SUPPLIED MATERIAL:
+--
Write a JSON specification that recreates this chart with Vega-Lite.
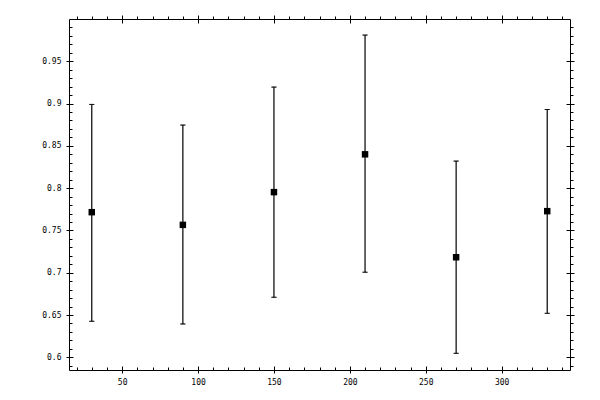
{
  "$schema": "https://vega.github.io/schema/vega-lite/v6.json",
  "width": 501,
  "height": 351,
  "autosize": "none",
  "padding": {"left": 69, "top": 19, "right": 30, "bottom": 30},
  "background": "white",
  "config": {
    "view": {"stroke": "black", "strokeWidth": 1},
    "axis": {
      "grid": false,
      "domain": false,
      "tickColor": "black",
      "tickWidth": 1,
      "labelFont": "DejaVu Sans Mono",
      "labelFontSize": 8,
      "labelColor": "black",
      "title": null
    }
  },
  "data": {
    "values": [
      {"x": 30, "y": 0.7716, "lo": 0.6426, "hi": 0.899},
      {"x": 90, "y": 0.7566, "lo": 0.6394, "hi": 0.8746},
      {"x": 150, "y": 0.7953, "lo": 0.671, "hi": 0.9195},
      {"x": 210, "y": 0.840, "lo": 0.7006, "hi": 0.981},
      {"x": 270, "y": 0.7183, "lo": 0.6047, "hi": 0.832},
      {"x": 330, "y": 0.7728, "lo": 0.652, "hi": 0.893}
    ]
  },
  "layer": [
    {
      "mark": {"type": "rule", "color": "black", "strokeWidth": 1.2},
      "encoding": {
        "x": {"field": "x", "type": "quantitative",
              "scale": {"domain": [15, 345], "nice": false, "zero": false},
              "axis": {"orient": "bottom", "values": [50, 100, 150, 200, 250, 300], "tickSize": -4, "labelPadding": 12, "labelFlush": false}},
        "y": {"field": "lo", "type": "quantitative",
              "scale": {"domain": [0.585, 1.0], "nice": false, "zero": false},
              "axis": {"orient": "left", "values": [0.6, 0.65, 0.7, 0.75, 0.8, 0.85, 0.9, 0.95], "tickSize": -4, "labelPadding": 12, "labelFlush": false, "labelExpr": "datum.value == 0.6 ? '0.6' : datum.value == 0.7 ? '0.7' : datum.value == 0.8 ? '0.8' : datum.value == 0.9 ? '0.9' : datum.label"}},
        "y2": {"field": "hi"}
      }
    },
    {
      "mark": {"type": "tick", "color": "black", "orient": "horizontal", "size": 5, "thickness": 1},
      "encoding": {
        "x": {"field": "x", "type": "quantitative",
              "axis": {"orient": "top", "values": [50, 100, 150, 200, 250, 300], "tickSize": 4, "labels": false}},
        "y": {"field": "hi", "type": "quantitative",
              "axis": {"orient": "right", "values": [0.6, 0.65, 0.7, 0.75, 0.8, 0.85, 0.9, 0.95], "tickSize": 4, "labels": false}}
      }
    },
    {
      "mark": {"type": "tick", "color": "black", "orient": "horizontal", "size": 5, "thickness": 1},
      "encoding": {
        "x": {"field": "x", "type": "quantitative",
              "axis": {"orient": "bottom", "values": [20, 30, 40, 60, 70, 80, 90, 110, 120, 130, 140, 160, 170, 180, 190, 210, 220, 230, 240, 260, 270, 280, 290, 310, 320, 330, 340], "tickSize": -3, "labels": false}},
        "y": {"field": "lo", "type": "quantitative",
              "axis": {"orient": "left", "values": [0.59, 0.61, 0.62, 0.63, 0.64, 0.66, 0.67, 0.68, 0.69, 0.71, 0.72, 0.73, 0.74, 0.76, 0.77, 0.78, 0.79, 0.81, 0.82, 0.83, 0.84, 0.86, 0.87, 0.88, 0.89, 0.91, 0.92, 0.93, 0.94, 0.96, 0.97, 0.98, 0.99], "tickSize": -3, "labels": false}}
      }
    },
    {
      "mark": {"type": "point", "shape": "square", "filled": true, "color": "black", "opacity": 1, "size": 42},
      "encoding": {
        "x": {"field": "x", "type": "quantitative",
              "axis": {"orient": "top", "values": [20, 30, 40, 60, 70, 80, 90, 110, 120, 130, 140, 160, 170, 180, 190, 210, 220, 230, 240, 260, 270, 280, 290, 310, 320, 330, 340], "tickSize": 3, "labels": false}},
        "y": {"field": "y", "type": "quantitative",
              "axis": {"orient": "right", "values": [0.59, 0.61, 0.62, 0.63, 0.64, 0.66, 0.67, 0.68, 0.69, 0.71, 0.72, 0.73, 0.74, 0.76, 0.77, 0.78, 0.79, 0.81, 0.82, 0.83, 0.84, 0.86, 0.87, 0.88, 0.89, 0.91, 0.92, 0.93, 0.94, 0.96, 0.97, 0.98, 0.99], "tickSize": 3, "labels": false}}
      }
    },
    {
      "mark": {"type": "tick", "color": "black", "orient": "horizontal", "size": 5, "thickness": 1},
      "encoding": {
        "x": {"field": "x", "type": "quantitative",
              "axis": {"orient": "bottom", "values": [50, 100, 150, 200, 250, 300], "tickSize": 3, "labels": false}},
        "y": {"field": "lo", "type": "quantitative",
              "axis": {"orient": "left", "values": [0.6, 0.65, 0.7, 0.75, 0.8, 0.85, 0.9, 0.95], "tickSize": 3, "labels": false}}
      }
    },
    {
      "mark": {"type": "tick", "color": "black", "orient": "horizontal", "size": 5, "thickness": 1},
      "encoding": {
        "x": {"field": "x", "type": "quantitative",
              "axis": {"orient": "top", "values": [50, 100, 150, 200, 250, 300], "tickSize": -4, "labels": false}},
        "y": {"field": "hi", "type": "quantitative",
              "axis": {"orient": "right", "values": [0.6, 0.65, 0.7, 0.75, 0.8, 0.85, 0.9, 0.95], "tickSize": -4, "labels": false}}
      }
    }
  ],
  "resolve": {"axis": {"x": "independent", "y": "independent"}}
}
+--
WHAT YOU ARE ASKED TO DO: Repeat the material above verbatim. Leave the pictures behind.

REPLY:
Write a JSON specification that recreates this chart with Vega-Lite.
{
  "$schema": "https://vega.github.io/schema/vega-lite/v6.json",
  "width": 501,
  "height": 351,
  "autosize": "none",
  "padding": {"left": 69, "top": 19, "right": 30, "bottom": 30},
  "background": "white",
  "config": {
    "view": {"stroke": "black", "strokeWidth": 1},
    "axis": {
      "grid": false,
      "domain": false,
      "tickColor": "black",
      "tickWidth": 1,
      "labelFont": "DejaVu Sans Mono",
      "labelFontSize": 8,
      "labelColor": "black",
      "title": null
    }
  },
  "data": {
    "values": [
      {"x": 30, "y": 0.7716, "lo": 0.6426, "hi": 0.899},
      {"x": 90, "y": 0.7566, "lo": 0.6394, "hi": 0.8746},
      {"x": 150, "y": 0.7953, "lo": 0.671, "hi": 0.9195},
      {"x": 210, "y": 0.840, "lo": 0.7006, "hi": 0.981},
      {"x": 270, "y": 0.7183, "lo": 0.6047, "hi": 0.832},
      {"x": 330, "y": 0.7728, "lo": 0.652, "hi": 0.893}
    ]
  },
  "layer": [
    {
      "mark": {"type": "rule", "color": "black", "strokeWidth": 1.2},
      "encoding": {
        "x": {"field": "x", "type": "quantitative",
              "scale": {"domain": [15, 345], "nice": false, "zero": false},
              "axis": {"orient": "bottom", "values": [50, 100, 150, 200, 250, 300], "tickSize": -4, "labelPadding": 12, "labelFlush": false}},
        "y": {"field": "lo", "type": "quantitative",
              "scale": {"domain": [0.585, 1.0], "nice": false, "zero": false},
              "axis": {"orient": "left", "values": [0.6, 0.65, 0.7, 0.75, 0.8, 0.85, 0.9, 0.95], "tickSize": -4, "labelPadding": 12, "labelFlush": false, "labelExpr": "datum.value == 0.6 ? '0.6' : datum.value == 0.7 ? '0.7' : datum.value == 0.8 ? '0.8' : datum.value == 0.9 ? '0.9' : datum.label"}},
        "y2": {"field": "hi"}
      }
    },
    {
      "mark": {"type": "tick", "color": "black", "orient": "horizontal", "size": 5, "thickness": 1},
      "encoding": {
        "x": {"field": "x", "type": "quantitative",
              "axis": {"orient": "top", "values": [50, 100, 150, 200, 250, 300], "tickSize": 4, "labels": false}},
        "y": {"field": "hi", "type": "quantitative",
              "axis": {"orient": "right", "values": [0.6, 0.65, 0.7, 0.75, 0.8, 0.85, 0.9, 0.95], "tickSize": 4, "labels": false}}
      }
    },
    {
      "mark": {"type": "tick", "color": "black", "orient": "horizontal", "size": 5, "thickness": 1},
      "encoding": {
        "x": {"field": "x", "type": "quantitative",
              "axis": {"orient": "bottom", "values": [20, 30, 40, 60, 70, 80, 90, 110, 120, 130, 140, 160, 170, 180, 190, 210, 220, 230, 240, 260, 270, 280, 290, 310, 320, 330, 340], "tickSize": -3, "labels": false}},
        "y": {"field": "lo", "type": "quantitative",
              "axis": {"orient": "left", "values": [0.59, 0.61, 0.62, 0.63, 0.64, 0.66, 0.67, 0.68, 0.69, 0.71, 0.72, 0.73, 0.74, 0.76, 0.77, 0.78, 0.79, 0.81, 0.82, 0.83, 0.84, 0.86, 0.87, 0.88, 0.89, 0.91, 0.92, 0.93, 0.94, 0.96, 0.97, 0.98, 0.99], "tickSize": -3, "labels": false}}
      }
    },
    {
      "mark": {"type": "point", "shape": "square", "filled": true, "color": "black", "opacity": 1, "size": 42},
      "encoding": {
        "x": {"field": "x", "type": "quantitative",
              "axis": {"orient": "top", "values": [20, 30, 40, 60, 70, 80, 90, 110, 120, 130, 140, 160, 170, 180, 190, 210, 220, 230, 240, 260, 270, 280, 290, 310, 320, 330, 340], "tickSize": 3, "labels": false}},
        "y": {"field": "y", "type": "quantitative",
              "axis": {"orient": "right", "values": [0.59, 0.61, 0.62, 0.63, 0.64, 0.66, 0.67, 0.68, 0.69, 0.71, 0.72, 0.73, 0.74, 0.76, 0.77, 0.78, 0.79, 0.81, 0.82, 0.83, 0.84, 0.86, 0.87, 0.88, 0.89, 0.91, 0.92, 0.93, 0.94, 0.96, 0.97, 0.98, 0.99], "tickSize": 3, "labels": false}}
      }
    },
    {
      "mark": {"type": "tick", "color": "black", "orient": "horizontal", "size": 5, "thickness": 1},
      "encoding": {
        "x": {"field": "x", "type": "quantitative",
              "axis": {"orient": "bottom", "values": [50, 100, 150, 200, 250, 300], "tickSize": 3, "labels": false}},
        "y": {"field": "lo", "type": "quantitative",
              "axis": {"orient": "left", "values": [0.6, 0.65, 0.7, 0.75, 0.8, 0.85, 0.9, 0.95], "tickSize": 3, "labels": false}}
      }
    },
    {
      "mark": {"type": "tick", "color": "black", "orient": "horizontal", "size": 5, "thickness": 1},
      "encoding": {
        "x": {"field": "x", "type": "quantitative",
              "axis": {"orient": "top", "values": [50, 100, 150, 200, 250, 300], "tickSize": -4, "labels": false}},
        "y": {"field": "hi", "type": "quantitative",
              "axis": {"orient": "right", "values": [0.6, 0.65, 0.7, 0.75, 0.8, 0.85, 0.9, 0.95], "tickSize": -4, "labels": false}}
      }
    }
  ],
  "resolve": {"axis": {"x": "independent", "y": "independent"}}
}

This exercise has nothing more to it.